El nombre Jesús significa Salvador, ya en Hechos 4:12 el apóstol declara: “Porque no hay otro nombre bajo el cielo, dado a los hombres en que podamos ser salvos” y la noche de su nacimiento, los ángeles declararon a los pastores: “que os ha nacido hoy, en la ciudad de David, un Salvador, que es Cristo el Señor”.
Adán y Eva, expulsados del Paraíso por su desobediencia, cayeron y arrastraron consigo a la raza humana. “Por cuanto todos pecaron y están destituidos de la gloria de Dios” (Ro. 3:23). De manera que un Dios de Justicia, como el nuestro, no podía, así sin más, condonar esa deuda, sin desdecir su propia justicia. Demás está decir, que ninguno de los corderos, que frecuentemente le inmolaban los israelitas, en holocausto por el perdón, podía pagar el precio de un pecado tan grande. Se necesitaba una ofrenda muy especial, para que le resultara agradable al Señor; una, cuya perfección debería ser tal, que necesariamente quedaría fuera de lo que humanamente puede ofrecer el hombre.

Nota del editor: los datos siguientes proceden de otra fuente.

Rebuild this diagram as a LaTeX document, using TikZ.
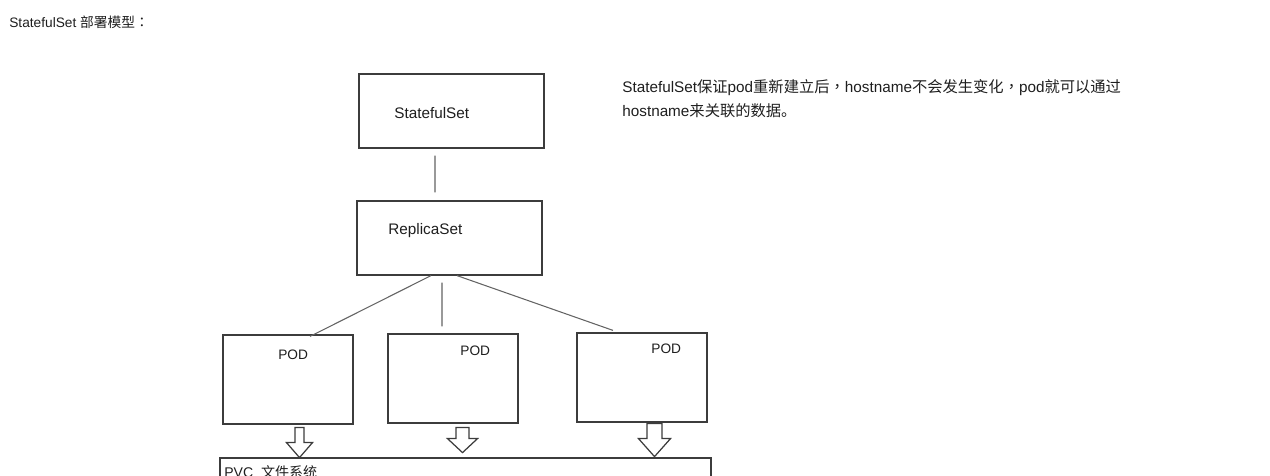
\documentclass[tikz,border=0pt]{standalone}
\usepackage{fontspec}
\setmainfont{Liberation Sans}
\newfontfamily\cjk{Noto Sans CJK SC}
\newfontfamily\cjkp{Noto Sans CJK TC}
\definecolor{edge}{RGB}{60,60,60}
\definecolor{ink}{RGB}{30,30,30}

\begin{document}
\begin{tikzpicture}[x=0.02cm, y=-0.02cm,
	box/.style={draw=edge, line width=0.7pt, inner sep=0pt},
	link/.style={draw=edge!80, line width=0.6pt},
	lbl/.style={anchor=base west, inner sep=0pt, text=ink, font=\fontsize{8.7}{10}\selectfont},
	blockarrow/.style={draw=edge, line width=0.7pt, fill=white}]

	\useasboundingbox (0,0) rectangle (1270,476);

	\node[lbl, font=\fontsize{7.8}{10}\selectfont] (title) at (9,28) {StatefulSet {\cjk 部署模型}{\cjkp ：}};

	% boxes
	\node[box, minimum width=3.7cm, minimum height=1.48cm] (ss) at (451.5,111) {};
	\node[box, minimum width=3.7cm, minimum height=1.48cm] (rs) at (449.5,238) {};
	\node[box, minimum width=2.6cm, minimum height=1.78cm] (pod1) at (288,379.5) {};
	\node[box, minimum width=2.6cm, minimum height=1.78cm] (pod2) at (453,378.5) {};
	\node[box, minimum width=2.6cm, minimum height=1.78cm] (pod3) at (642,377.5) {};
	\node[box, minimum width=9.82cm, minimum height=0.84cm] (pvc) at (465.5,479) {};

	\node[lbl] (sslbl) at (394,119) {StatefulSet};
	\node[lbl] (rslbl) at (388,235) {ReplicaSet};
	\node[lbl, font=\fontsize{7.8}{10}\selectfont] (pod1lbl) at (278,359) {POD};
	\node[lbl, font=\fontsize{7.8}{10}\selectfont] (pod2lbl) at (460,355) {POD};
	\node[lbl, font=\fontsize{7.8}{10}\selectfont] (pod3lbl) at (651,353) {POD};
	\node[lbl, font=\fontsize{8}{10}\selectfont] (pvclbl) at (224,477) {PVC\ \ {\cjk 文件系统}};

	% note
	\node[lbl] (note1) at (622,93) {StatefulSet{\cjk 保证}pod{\cjk 重新建立后}{\cjkp ，}hostname{\cjk 不会发生变化}{\cjkp ，}pod{\cjk 就可以通过}};
	\node[lbl] (note2) at (622,117) {hostname{\cjk 来关联的数据。}};

	% links
	\draw[link] ([xshift=-0.33cm,yshift=-0.14cm]ss.south) -- ([xshift=-0.29cm,yshift=0.16cm]rs.north);
	\draw[link] ([xshift=-0.37cm]rs.south) -- ([xshift=0.44cm,yshift=-0.04cm]pod1.north);
	\draw[link] ([xshift=-0.15cm,yshift=-0.14cm]rs.south) -- ([xshift=-0.22cm,yshift=0.14cm]pod2.north);
	\draw[link] ([xshift=0.15cm]rs.south) -- ([xshift=-0.58cm,yshift=0.04cm]pod3.north);

	% pod -> pvc
	\draw[blockarrow] ([xshift=0.23cm,yshift=-0.06cm]pod1.south) ++(-4.5,0) -- ++(9,0) -- ++(0,15) -- ++(8.5,0) -- ++(-13,15) -- ++(-13,-15) -- ++(8.5,0) -- cycle;
	\draw[blockarrow] ([xshift=0.19cm,yshift=-0.08cm]pod2.south) ++(-6.5,0) -- ++(13,0) -- ++(0,11) -- ++(8.5,0) -- ++(-15,14) -- ++(-15,-14) -- ++(8.5,0) -- cycle;
	\draw[blockarrow] ([xshift=0.25cm,yshift=-0.02cm]pod3.south) ++(-7.5,0) -- ++(15,0) -- ++(0,15) -- ++(8.5,0) -- ++(-16,18) -- ++(-16,-18) -- ++(8.5,0) -- cycle;

\end{tikzpicture}
\end{document}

¿Quién que no sea Dios mismo, puede proveer este tipo de ofrenda?
Jesucristo, el hijo de Dios; ¡Dios mismo hecho Carne!, fue la ofrenda perfecta, destinada a cubrir la deuda por el pecado del género humano. Porque: “De tal manera amó Dios al mundo, que ha dado a su Hijo unigénito, para que todo aquel que en él cree no se pierda, sino que tenga vida eterna” [Jn. 3.16].
De manera que Jesús, nació y vino al mundo para otorgarnos nuestra verdadera libertad, la libertad que nace de haber pagado, con su sangre en la Cruz, nuestra deuda ancestral con el Creador. Al respecto, el propio Señor declara en
Lc. 4:17‑20: “El Espíritu del Señor está sobre mí, por cuanto me ha ungido para dar buenas nuevas a los pobres; me ha enviado a sanar a los quebrantados de corazón; a pregonar libertad a los cautivos, y vista a los ciegos; a poner en libertad a los oprimidos” Ese grandioso acontecimiento, el más importante en la historia de la humanidad, es el que honramos, y en muchos casos deshonramos, durante la celebración de la Navidad.
Hoy Jesús, nuestro Señor, se encuentra sentado junto al Padre, hecho Dios él mismo, por el bendito misterio de la Trinidad, tal y como lo vio el mártir Esteban: “Veo los cielos abiertos, y al Hijo del Hombre que está a la diestra de Dios”
¿Qué pensaría usted si alguien pretendiera celebrar su cumpleaños, el de usted, claro, y ni siquiera se tomara el trabajo de invitarlo; o peor aún: si resultara invitado cualquier otro en su nombre? ¡Con toda razón, se sentiría ofendido! Pues entonces, como que el objetivo declarado de la Navidad, es glorificar a nuestro Señor Jesucristo, hagamos que en verdad sea una fiesta de Él.
Además, aprovechemos la magnifica oportunidad que nos brinda esta fecha, para permitir que Cristo entre a nuestra vida para ministrarla, trayéndonos paz en la Tierra y gloria para siempre. Porque -cómo dijo el profeta Pablo- teniéndolo a Él, “¿Quién es el que condenará? Cristo es el que murió; más aun, el que también resucitó, el que además está a la diestra de Dios, el que también intercede por nosotros.”